The outcome is that the whole idea of "personality" becomes exiled from the realm of what scientific naturalists consider to be real. This banishment includes not only human persons, but also the subjectivity of other sentient beings, and if carried out consistently, the personality of God as well.
What's more, there are many other channels than actually checking the facts by which we can all experience, understand and know the world. In my interpersonal knowledge, for example, the evidence that someone loves me is hard to measure, but it can be very real nonetheless. The only way I can encounter the subjective depth of another person is to abandon the objectifying method of actually checking the facts.
How ... if there is no eternal ground of values, can your own strict standards be anything other than arbitrary, conventional, historically limited human concoctions? But you take them as absolutely binding. And if you are a Darwinian, how can your moral values be anything more than blind contrivances of evolutionary selection?
Can the theological notion of a personal God still find an intellectually plausible place in contemporary educated discourse? I argue that it can, but only in conjunction with a critical discussion of scientific naturalism, the deeply self-contradictory worldview in which the new atheism is rooted.
The God of evolution humbly invites creatures to participate in the ongoing creation of the universe. This gracious invitation to share in the creation of the universe is consistent with the fundamental Christian belief that the ultimate ground of the universe and our own lives is the loving, vulnerable, defenceless and self-emptying generosity of God.

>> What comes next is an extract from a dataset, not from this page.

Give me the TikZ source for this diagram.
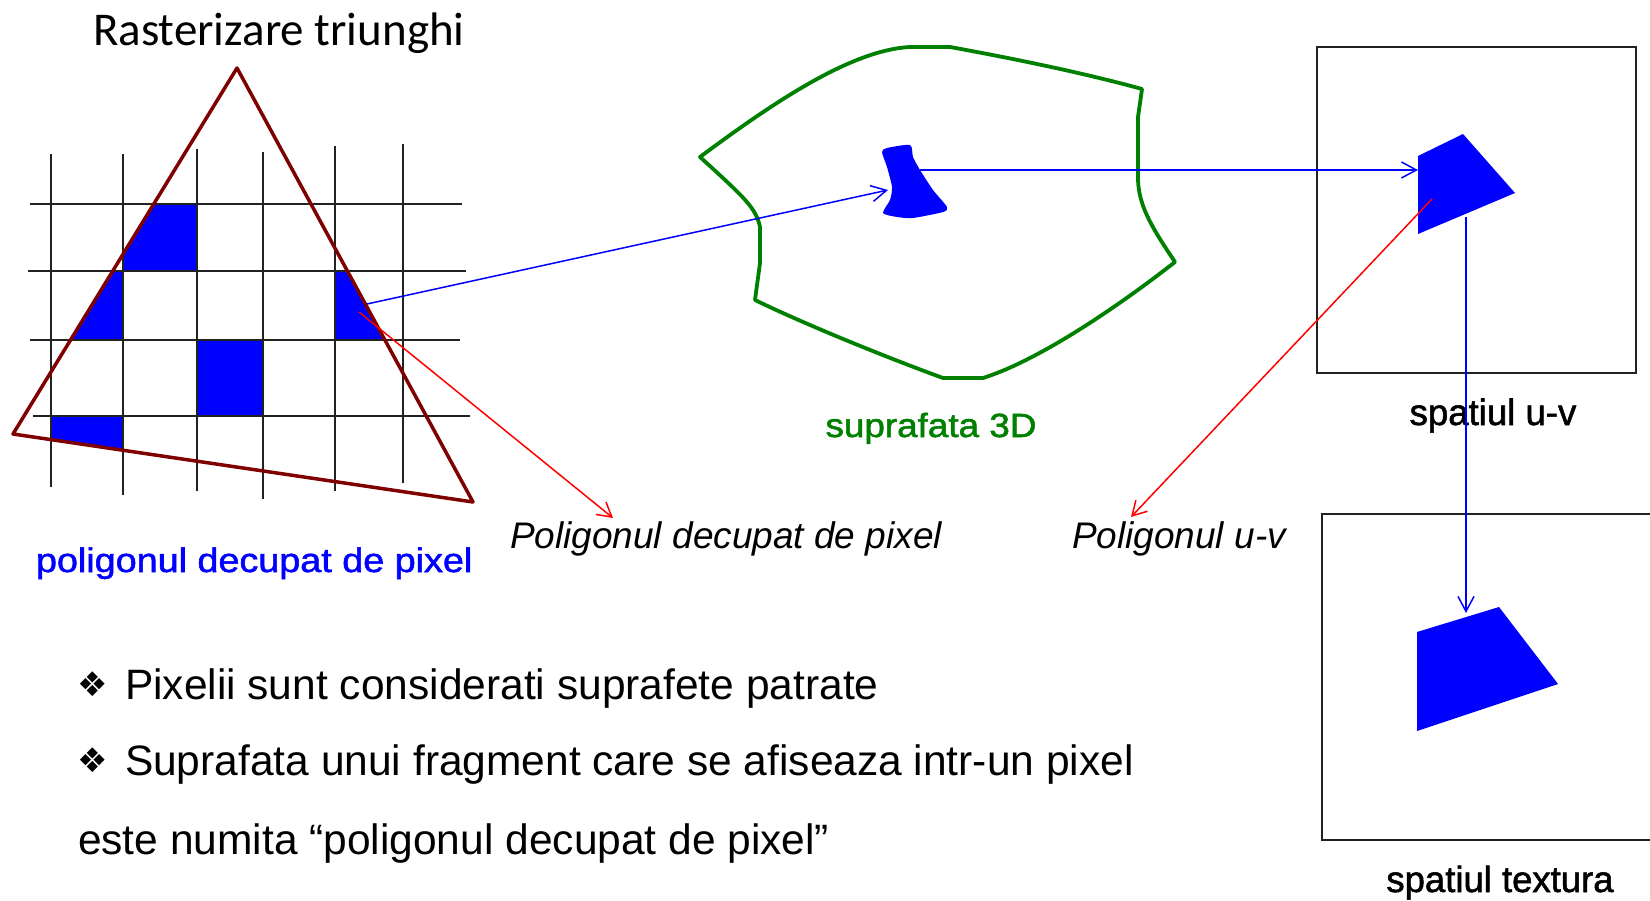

Here is one of my favorite passages of God and the New Atheism
“Faith, as theology uses this term, is neither an irrational leap nor “belief without evidence.” It is an adventurous movement of trust that opens reason up to its appropriate living space, namely, the inexhaustibly deep dimension of Being, Meaning, Truth, and Goodness.”
This type of flowery, metaphorical, nebulous, unclear language is used throughout the book. He capitalizes nouns for no stated reason, failing to address what he means by the deep dimension. He also makes an annoying habit of placing words you could trust a theologian to dislike such as "evidence" and "sufficient" in quotation marks. One of the most frustrating parts of Haught's response is that he fails to address what he means when he makes one of his (many) sentimental tangents as the one I included above.
Haught does not offer any particularly insightful arguments for religion. His regrettably feeble arguments include: What is the meaning of life if there isn't a God? Atheism is a sad way (in Haught's opinion) to look at the world so it must be false...etc.
This book started off considerably better than it ended. In the beginning, I had the false hope that Haught would perhaps offer an argument for the existence of God without deferring to Christianity or any other organized religion. However, in the latter half of the book Haught makes considerably more references to a "Christian" God and a "Christian" faith. Haught fails to address what makes the Christian faith the appropriate one when it is indeed a derivative of Judaism along with Islam.
To be fair, Haught might not have had the room to address the justification for the(innumerable) assumptions and arguments he makes in this critique. However, with Haught's reasoning (or lack thereof) and incoherently metaphorical rhetoric, I'm not sure whether I could stand to read it.